I have tried plenty of options, ranging from adding some power management options to xorg.conf, to passing dynclks=1 to the radeon module, including setting /sys/class/drm/card0/device/power\_method to dynpm. Right now I have worked around the issue by buying a bigger battery which brings me 5h30 of autonomy, but I would really appreciate any software way to improve it with the open-source driver.

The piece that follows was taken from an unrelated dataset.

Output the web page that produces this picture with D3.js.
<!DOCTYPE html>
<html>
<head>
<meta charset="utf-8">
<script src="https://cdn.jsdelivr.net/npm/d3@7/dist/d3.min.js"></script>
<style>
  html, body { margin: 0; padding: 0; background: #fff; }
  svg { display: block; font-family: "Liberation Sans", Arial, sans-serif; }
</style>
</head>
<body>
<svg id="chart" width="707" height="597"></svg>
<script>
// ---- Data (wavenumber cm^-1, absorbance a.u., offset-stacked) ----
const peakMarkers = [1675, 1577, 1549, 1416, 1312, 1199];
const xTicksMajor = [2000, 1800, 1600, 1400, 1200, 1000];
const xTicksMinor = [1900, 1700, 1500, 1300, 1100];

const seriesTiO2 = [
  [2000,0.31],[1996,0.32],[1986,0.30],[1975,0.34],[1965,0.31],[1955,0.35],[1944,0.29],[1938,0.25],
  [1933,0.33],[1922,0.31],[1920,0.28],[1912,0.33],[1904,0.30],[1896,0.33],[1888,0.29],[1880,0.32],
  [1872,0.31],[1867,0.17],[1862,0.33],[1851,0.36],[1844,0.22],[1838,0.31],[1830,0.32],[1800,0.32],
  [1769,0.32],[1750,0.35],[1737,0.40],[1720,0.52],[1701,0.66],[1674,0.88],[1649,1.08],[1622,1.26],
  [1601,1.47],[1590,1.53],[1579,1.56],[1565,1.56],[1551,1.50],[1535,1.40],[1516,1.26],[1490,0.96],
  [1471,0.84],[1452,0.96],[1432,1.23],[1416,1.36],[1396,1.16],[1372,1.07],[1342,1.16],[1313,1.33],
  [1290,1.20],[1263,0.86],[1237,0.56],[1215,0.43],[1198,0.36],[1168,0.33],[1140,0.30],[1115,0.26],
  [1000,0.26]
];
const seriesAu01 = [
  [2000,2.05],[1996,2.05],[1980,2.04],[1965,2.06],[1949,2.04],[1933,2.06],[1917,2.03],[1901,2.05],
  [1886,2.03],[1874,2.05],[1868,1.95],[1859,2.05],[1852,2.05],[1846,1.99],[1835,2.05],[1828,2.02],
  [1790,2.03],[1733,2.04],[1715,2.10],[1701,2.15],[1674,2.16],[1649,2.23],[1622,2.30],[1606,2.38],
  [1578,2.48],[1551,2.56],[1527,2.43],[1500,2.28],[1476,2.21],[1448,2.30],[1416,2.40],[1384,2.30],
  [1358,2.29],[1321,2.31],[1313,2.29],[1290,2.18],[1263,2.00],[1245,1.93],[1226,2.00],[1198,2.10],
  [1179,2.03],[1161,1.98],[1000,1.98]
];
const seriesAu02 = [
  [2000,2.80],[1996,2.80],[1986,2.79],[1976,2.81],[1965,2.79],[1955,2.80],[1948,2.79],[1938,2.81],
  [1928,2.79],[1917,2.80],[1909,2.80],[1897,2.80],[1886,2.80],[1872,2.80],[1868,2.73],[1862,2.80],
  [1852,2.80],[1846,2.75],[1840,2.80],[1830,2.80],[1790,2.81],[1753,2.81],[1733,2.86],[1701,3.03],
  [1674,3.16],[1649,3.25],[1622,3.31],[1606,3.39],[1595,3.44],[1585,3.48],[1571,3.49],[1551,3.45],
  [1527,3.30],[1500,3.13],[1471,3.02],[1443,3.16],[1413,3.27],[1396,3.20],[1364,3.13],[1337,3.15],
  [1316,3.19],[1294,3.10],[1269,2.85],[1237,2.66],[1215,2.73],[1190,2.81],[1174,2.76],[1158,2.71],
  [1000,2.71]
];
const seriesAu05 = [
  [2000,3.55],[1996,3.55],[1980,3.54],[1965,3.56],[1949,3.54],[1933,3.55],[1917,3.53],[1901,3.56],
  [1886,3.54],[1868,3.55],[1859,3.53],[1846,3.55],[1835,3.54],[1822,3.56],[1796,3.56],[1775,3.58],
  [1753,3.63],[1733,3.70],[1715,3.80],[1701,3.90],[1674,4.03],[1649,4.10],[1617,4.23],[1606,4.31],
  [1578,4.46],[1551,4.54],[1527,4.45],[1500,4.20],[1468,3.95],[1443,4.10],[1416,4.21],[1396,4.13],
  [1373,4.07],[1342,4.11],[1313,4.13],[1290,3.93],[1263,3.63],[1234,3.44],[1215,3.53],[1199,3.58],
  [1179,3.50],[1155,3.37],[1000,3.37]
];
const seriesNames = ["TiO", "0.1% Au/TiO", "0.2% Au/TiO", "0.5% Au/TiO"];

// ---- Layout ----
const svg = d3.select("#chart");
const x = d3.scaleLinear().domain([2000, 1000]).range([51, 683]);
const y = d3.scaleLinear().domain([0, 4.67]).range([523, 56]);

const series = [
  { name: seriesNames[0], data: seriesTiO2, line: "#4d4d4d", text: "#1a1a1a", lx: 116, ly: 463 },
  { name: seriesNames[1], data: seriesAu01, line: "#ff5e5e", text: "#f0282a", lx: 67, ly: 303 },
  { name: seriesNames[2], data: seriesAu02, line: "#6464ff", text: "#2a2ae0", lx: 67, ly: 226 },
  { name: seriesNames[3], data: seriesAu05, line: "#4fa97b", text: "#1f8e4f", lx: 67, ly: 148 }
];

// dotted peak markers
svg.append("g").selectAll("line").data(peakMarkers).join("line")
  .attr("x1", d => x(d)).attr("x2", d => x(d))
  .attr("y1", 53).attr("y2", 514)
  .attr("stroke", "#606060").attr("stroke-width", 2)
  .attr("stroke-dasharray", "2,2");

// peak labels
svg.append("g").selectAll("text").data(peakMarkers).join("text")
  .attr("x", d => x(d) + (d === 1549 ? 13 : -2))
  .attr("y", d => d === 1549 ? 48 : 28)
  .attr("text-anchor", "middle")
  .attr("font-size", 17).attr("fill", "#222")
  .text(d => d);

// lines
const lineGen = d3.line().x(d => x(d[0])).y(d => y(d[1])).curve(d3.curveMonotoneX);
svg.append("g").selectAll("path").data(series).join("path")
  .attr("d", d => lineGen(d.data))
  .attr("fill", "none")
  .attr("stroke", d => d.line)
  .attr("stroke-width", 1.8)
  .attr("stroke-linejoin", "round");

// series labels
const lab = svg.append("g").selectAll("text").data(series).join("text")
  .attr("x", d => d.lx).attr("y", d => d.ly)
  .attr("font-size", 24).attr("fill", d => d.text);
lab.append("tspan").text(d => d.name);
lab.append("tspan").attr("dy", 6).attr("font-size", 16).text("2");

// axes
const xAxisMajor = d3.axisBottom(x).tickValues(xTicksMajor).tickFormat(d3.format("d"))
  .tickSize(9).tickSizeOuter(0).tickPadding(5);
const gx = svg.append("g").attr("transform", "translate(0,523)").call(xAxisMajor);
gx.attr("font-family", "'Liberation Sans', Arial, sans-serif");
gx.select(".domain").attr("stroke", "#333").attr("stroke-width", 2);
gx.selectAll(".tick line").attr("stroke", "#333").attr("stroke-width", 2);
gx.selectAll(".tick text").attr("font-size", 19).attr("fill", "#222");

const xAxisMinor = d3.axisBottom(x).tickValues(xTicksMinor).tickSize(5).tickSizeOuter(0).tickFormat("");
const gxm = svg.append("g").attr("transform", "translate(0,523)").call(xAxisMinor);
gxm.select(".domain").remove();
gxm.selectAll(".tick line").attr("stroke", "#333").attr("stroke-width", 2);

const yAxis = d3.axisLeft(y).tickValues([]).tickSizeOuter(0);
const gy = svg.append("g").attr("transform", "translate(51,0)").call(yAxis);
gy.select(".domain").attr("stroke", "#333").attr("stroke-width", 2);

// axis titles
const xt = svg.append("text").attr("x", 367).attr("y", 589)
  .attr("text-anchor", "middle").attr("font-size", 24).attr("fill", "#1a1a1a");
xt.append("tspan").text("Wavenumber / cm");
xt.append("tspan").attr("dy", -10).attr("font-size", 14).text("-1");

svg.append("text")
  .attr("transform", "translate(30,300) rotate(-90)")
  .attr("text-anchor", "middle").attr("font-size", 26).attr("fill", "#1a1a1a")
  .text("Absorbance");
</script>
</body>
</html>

During Debconf 11, I got access to a fast s390 machine, and I have started to work on a Debian s390x port, the 64-bit version of the s390 port. One of my goal was to help the SPARC64 port, as some of the issues are the same: both are 64-bit big-endian, don't support unaligned access and behave differently between -fpic and -fPIC.

Why such a port?

When talking about 64-bit ports, we usually hear: "4GB is enough, handling 64-bit takes more memory". This really sounds like "640K ought to be enough for anybody". The s390 port is actually 31-bit from the address point of view (one bit is reserved for address space extension from 24 to 31 bits), so each process is limited to 2GB only. Nowadays applications which need more than 2GB are not that uncommon, especially on mainframes. Actually the 2GB limit already causes some problem in Debian: in some cases it's not possible to build haskell applications or even C applications using GCC. On the other hand, we already require a 64-bit kernel on the s390 port (only the userland is 32-bit), and applications are handling more and more 64-bit or greater values (files offset, time counters, uid, etc.).

What is the status?

Bootstrapping the architecture was not really easy (as for any other new architectures), due to a huge amount of dependencies and build-dependencies loops, as explained by Wookey during Debconf11. Now that this part is mostly done, an autobuilder has been started and currently more than 65% of the packages are built. The s390x port is hosted on debian-ports.org. Unfortunately it is not yet deboostrapable, though that should happen in the next few days (only a few packages are missing).

The main issues are currently packages which fail to build from source due to linker, gcc-4.6 and curl changes, or due to the libjpeg and multiarch transitions, and thus are not directly related to s390x. If your package is in this case, it would be a good idea to fix it. Otherwise if it has a lot of reverse dependencies and the bug is opened for a while, just expect an NMU (as allowed by the 0-day NMU policy). Of course for a few packages s390x specific fixes are needed, some of them are already in the BTS.

How can you help?

The list of bugs blocking the s390x port is available through the s390x usertag, fixing these bugs (a lot of them are general FTBFS) would help a lot. Alternatively if you have access to an s390x machine you can take a look at the packages failing to build.

Update: Fixed the explanation about the 32th bit, thanks to Bastian Blank for the comment.